I crawled back, hand slipping in the oil. I hit the wall. Slid down. My back pressed against the shelf of empty books.

“I won’t stop,” I said. “I can’t.”

“Why not?” she asked. “What if it hurts more to stay?”

I didn’t answer.

She stood again. This time, slowly. Deliberately. Walked to the front window. Looked out at the street.

The bodega across the way — the one with the flickering neon *Open* sign — was gone. Not destroyed. Not boarded up. Just… absent. A flat wall where it had been.

The sidewalk ended where the threshold should have been. No step. No doorframe. Just seamless brick.

“I used to buy your cigarettes there,” I said, voice small.

“I know,” she said. “You wrote it into my origin story. June 14th. Rained all morning. You brought them to me in a damp paper bag. You said, *This is how love starts — soaked and slightly crumpled.*”

I didn’t say anything.

“Was that real?” she asked.

“I don’t know,” I whispered.

She turned from the window. Walked back. Knelt in front of me.

Her eyes were wet, but she wasn’t crying anymore.

“Then let me go,” she said. “Before I forget how to speak. Before I forget how to love you back.”

“No,” I said. “I can fix this. I just need to find the right rhythm. The right metaphor. I’ll—”

“You already tried,” she said. “The words aren’t coming. The world’s not listening. And I… I’m tired, Sarah. I’m tired of being *almost* real. I’m tired of feeling everything but knowing none of it was mine.”

She reached for my hand. Took it. Pressed it between hers.

“I love you,” she said. “But I think I love you because you wrote me to.”

“That doesn’t make it less,” I said, voice breaking.

“It makes it *everything.* And that’s the problem.”

She leaned forward. Kissed me. Soft. Deep. A goodbye wrapped in breath.

And when she pulled away, I felt it — the smallest shift.

Like a line erased.

A syllable dropped.

She stood. Walked to the center of the room. The oil rose gently around her feet, clinging to her ankles like devotion.
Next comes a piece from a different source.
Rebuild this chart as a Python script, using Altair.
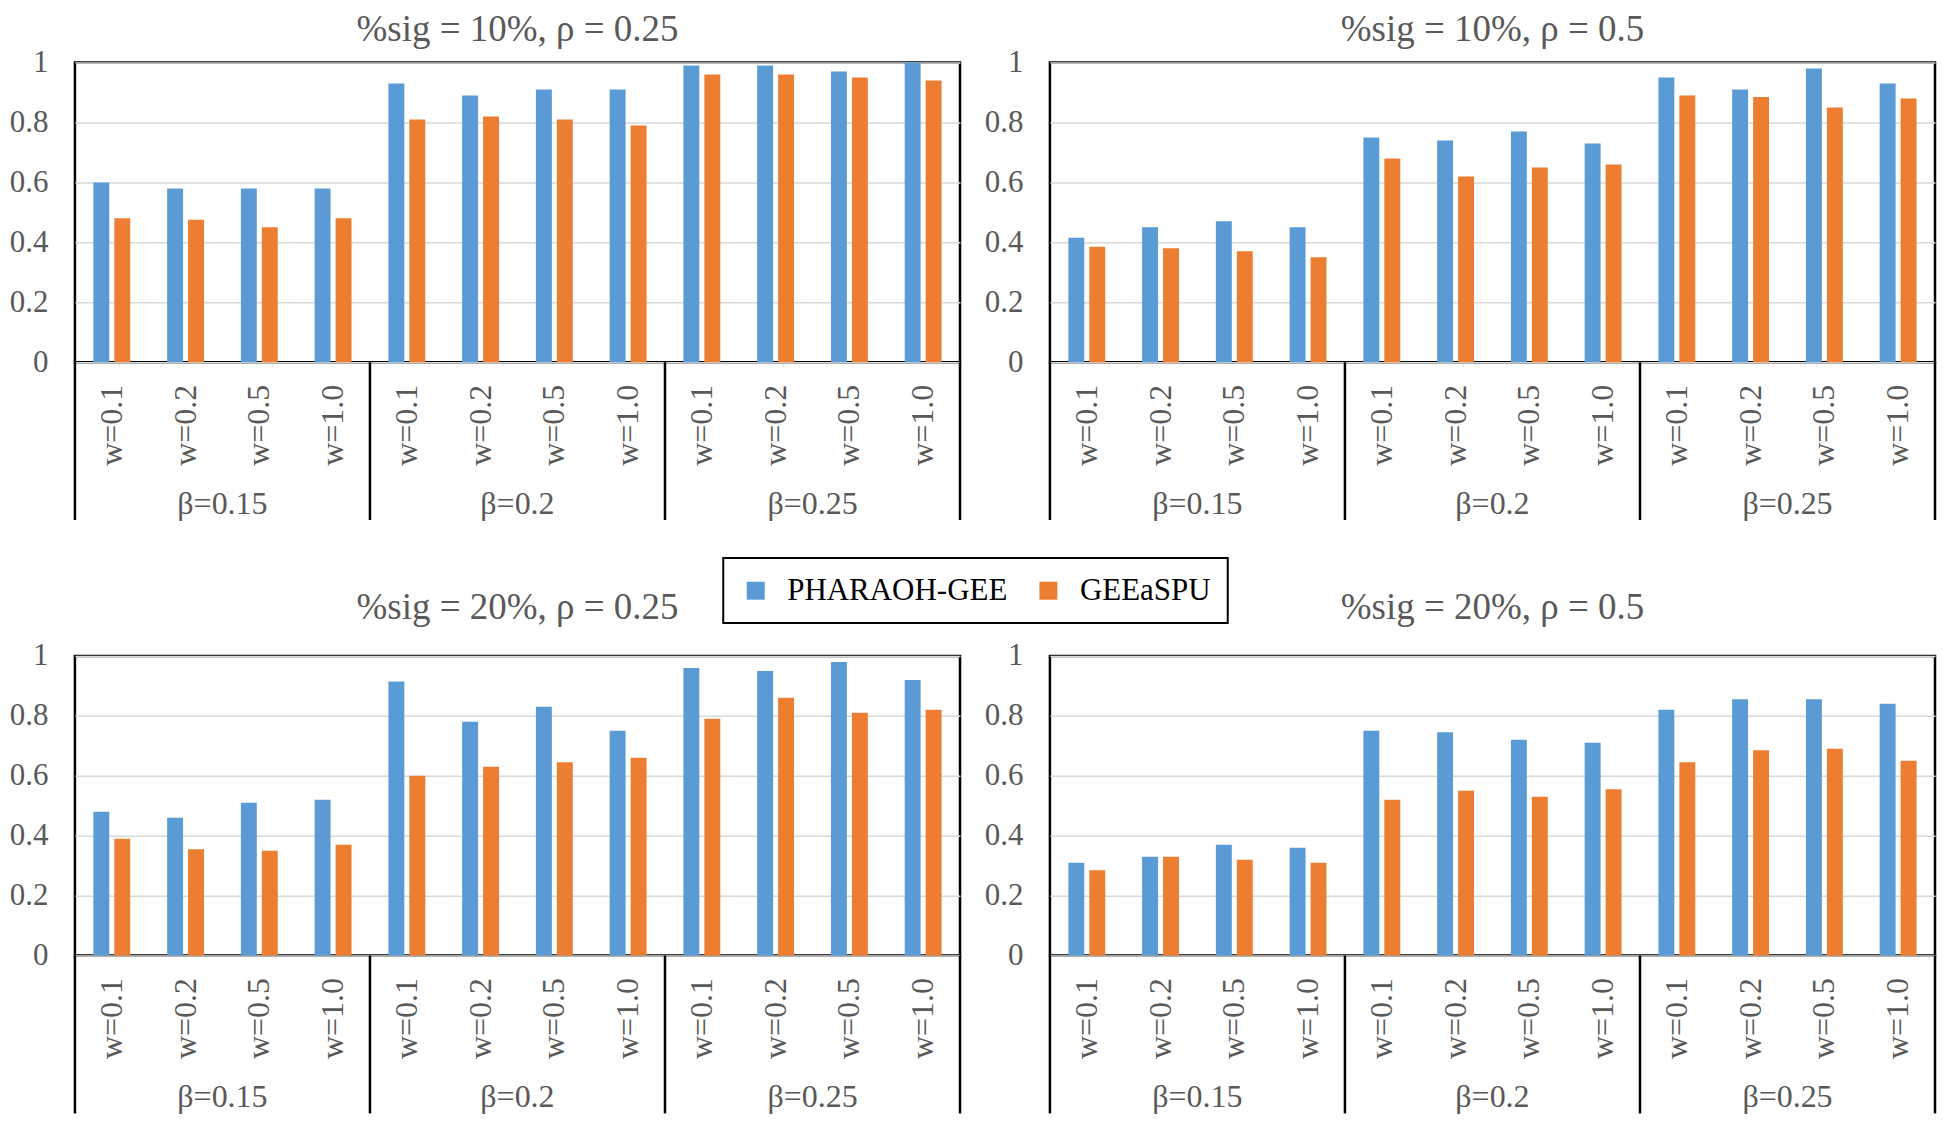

She looked back at me, just once.

“I’ll miss you,” she said.

Then she closed her eyes.

And began to blur.

Not fade. Not vanish. *Blur.*

Edges softening. Features smudging, like pencil under a thumb. Her hair, her hands, her mouth — all streaking into one another, into the air, into the light.

I screamed. I don’t know what I said. I crawled toward her, screaming her name, but my voice sounded wrong — too loud, too flat, like a record played on warped vinyl.

She didn’t open her eyes.

She just stood there, dissolving.

And then — gone.

Not with a sound. Not with a flash.

Just… absence.

The oil settled. The books lay where they had fallen. The fan didn’t move. The city outside didn’t breathe.

I knelt in the silence.

Alone.

And in my pocket — the napkin. The one with the poem.

I pulled it out.

The words were gone.

Only a stain remained.

Black.

Shimmering.

Like oil.

Like ink.

Like blood.

Like all the things that vanish when no one’s left to read them.